Stringer Slams Pace of Change Under de Blasio

Mayor de Blasio and Comptroller Stringer

City Comptroller Scott Stringer had some tough talk for City Hall on Thursday as he considers a possible mayoral bid next year.

While Stringer echoed many of the themes that have come to define Mayor Bill de Blasio’s administration – combating economic inequality and expanding opportunities particularly for people of color – he warned City Hall was not acting fast enough to address troubling economic indicators on the horizon.

“Our job growth slowed significantly last quarter, and our personal income tax collections were down more than 5 percent year-over-year,” said Stringer. “That’s why right now we have to pick up some speed and move forward at a pace of change that matches the scale of our ambitions.”

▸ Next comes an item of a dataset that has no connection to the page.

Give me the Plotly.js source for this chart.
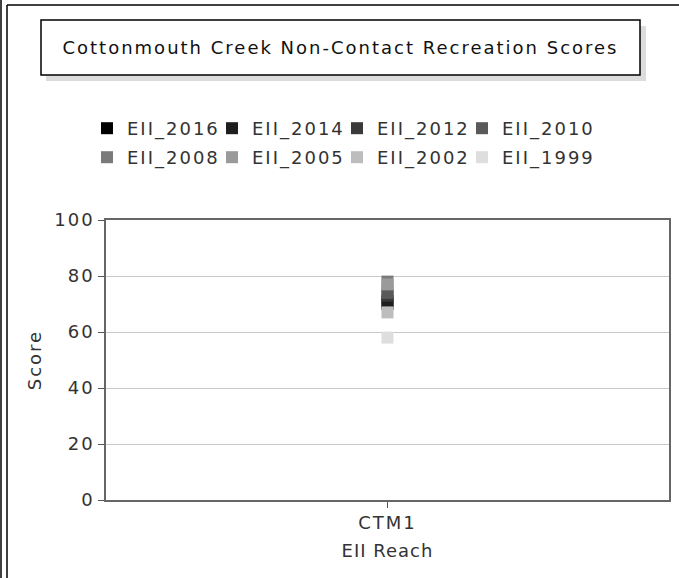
<!DOCTYPE html>
<html>
<head>
<meta charset="utf-8">
<script src="https://cdn.plot.ly/plotly-3.0.1.min.js"></script>
<style>
html,body{margin:0;padding:0;background:#fff;}
text{letter-spacing:2px;}
.xtitle{letter-spacing:1px !important;}
g.legend g.scrollbox, g.legend2 g.scrollbox, g.legend, g.legend2{clip-path:none !important;}
</style>
</head>
<body>
<div id="chart" style="width:679px;height:578px;"></div>
<script>
const categories = ["CTM1"];
const seriesNames = ["EII_2016","EII_2014","EII_2012","EII_2010","EII_2008","EII_2005","EII_2002","EII_1999"];
const seriesColors = ["#000000","#1e1e1e","#3a3a3a","#5a5a5a","#7a7a7a","#9a9a9a","#bdbdbd","#dedede"];
const EII_2016 = [70];
const EII_2014 = [71];
const EII_2012 = [73];
const EII_2010 = [74];
const EII_2008 = [78];
const EII_2005 = [77];
const EII_2002 = [67];
const EII_1999 = [58];
const seriesValues = [EII_2016,EII_2014,EII_2012,EII_2010,EII_2008,EII_2005,EII_2002,EII_1999];
const yTicks = [0,20,40,60,80,100];

const W = 679, H = 578;
const L = 106, R = 10, T = 220, B = 78;
const pw = W - L - R, ph = H - T - B;
const px = x => (x - L) / pw;
const py = y => (H - B - y) / ph;

const font = {family: "DejaVu Sans", size: 18, color: "#333"};

const traces = seriesNames.map((n, i) => ({
  type: "scatter", mode: "markers", name: n,
  x: categories, y: seriesValues[i],
  legend: i < 4 ? "legend" : "legend2",
  marker: {symbol: "square", size: 12, color: seriesColors[i], line: {width: 0}},
  hoverinfo: "x+y+name"
}));

const shapes = [
  {type:"line", xref:"paper", yref:"paper", x0:px(1), x1:px(1), y0:py(0), y1:py(H), line:{color:"#000", width:1.5}},
  {type:"line", xref:"paper", yref:"paper", x0:px(7), x1:px(7), y0:py(5), y1:py(H), line:{color:"#000", width:1.5}},
  {type:"line", xref:"paper", yref:"paper", x0:px(7), x1:px(W), y0:py(5), y1:py(5), line:{color:"#000", width:1.5}},
  {type:"rect", xref:"paper", yref:"paper", x0:px(46), x1:px(646), y0:py(26), y1:py(81), fillcolor:"#dcdcdc", line:{width:0}},
  {type:"rect", xref:"paper", yref:"paper", x0:px(41), x1:px(640), y0:py(20), y1:py(75), fillcolor:"#fff", line:{color:"#000", width:1.5}}
];

const legendCommon = {orientation: "h", x: px(87), xanchor: "left", yanchor: "top",
  entrywidth: 80, entrywidthmode: "pixels", font: font, itemwidth: 30, bgcolor: "rgba(0,0,0,0)"};

const layout = {
  width: W, height: H,
  margin: {l: L, r: R, t: T, b: B, pad: 0},
  paper_bgcolor: "#fff", plot_bgcolor: "#fff",
  font: font,
  title: {text: "Cottonmouth Creek Non-Contact Recreation Scores", font: {family:"DejaVu Sans", size: 18, color:"#111"},
          xref: "container", yref: "container", x: (41+640)/2/W, xanchor: "center", y: 1 - 48/H, yanchor: "middle"},
  showlegend: true,
  legend: Object.assign({}, legendCommon, {y: py(110)}),
  legend2: Object.assign({}, legendCommon, {y: py(139)}),
  xaxis: {type: "category", categoryarray: categories, showgrid: false, zeroline: false,
          ticks: "outside", ticklen: 6, tickcolor: "#555", showline: true, linecolor: "#666", linewidth: 1.5, mirror: true,
          tickfont: font, title: {text: "EII Reach", font: font, standoff: 12}, automargin: false},
  yaxis: {range: [0, 100], tickvals: yTicks, showgrid: true, gridcolor: "#c8c8c8", gridwidth: 1, zeroline: false,
          ticks: "outside", ticklen: 6, tickcolor: "#555", showline: true, linecolor: "#666", linewidth: 1.5, mirror: true,
          tickfont: font, title: {text: "Score", font: font, standoff: 8}, automargin: false},
  shapes: shapes
};

Plotly.newPlot("chart", traces, layout, {displayModeBar: false, responsive: false});
</script>
</body>
</html>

Stringer’s policy proposals include tripling the city’s contribution to the Earned Income Tax Credit for low-income New Yorkers, a move that would require city and state action.  

He also called the city’s current investment in minority and women-owned businesses, “a disgrace”; they receive just over 5 percent of $14 billion in city spending.

While he credited the mayor and City Council for making changes to the city’s zoning code to encourage the development of more affordable housing, Stringer said, “It’s not enough to solve a challenge of this magnitude. It’s just not.”

Stringer proposed creating a so-called “land bank” that would allow the city to acquire vacant property and build affordable housing in its place.

Speaking on the Brian Lehrer Show, Stringer slammed the de Blasio administration’s handling of the Build it Back program, which is still working to raise and rebuild homes damaged by Sandy in 2012.

On the last anniversary of the storm, de Blasio said the program would be complete by the end of this year, a goal the administration is not expected to meet.

“I’m very disappointed the city is not going to meet its Sandy housing goals,” Stringer said, “This is just a scandal and people have suffered.”

“These are the kinds of critiques you make when you have never run anything and don’t know what you’re talking about,” the mayoral press secretary Eric Phillips said in a statement.  

“Mayor de Blasio’s building affordable housing at a record pace, jobs are at an all-time high, crime is at a record low, graduation rates are up, and we’re on target to meet the most ambitious goal on [minority and women's] contracts our city’s ever had,” said Phillips.

Stringer was asked repeatedly on Thursday whether he planned to mount a primary challenge against de Blasio in 2017. He met each inquiry with a pivot saying for now Democrats needed to focus on the upcoming presidential election.

But he also refused to rule anything out.

“People are telling me we are not doing enough,” Stringer said. “There's an urgency.”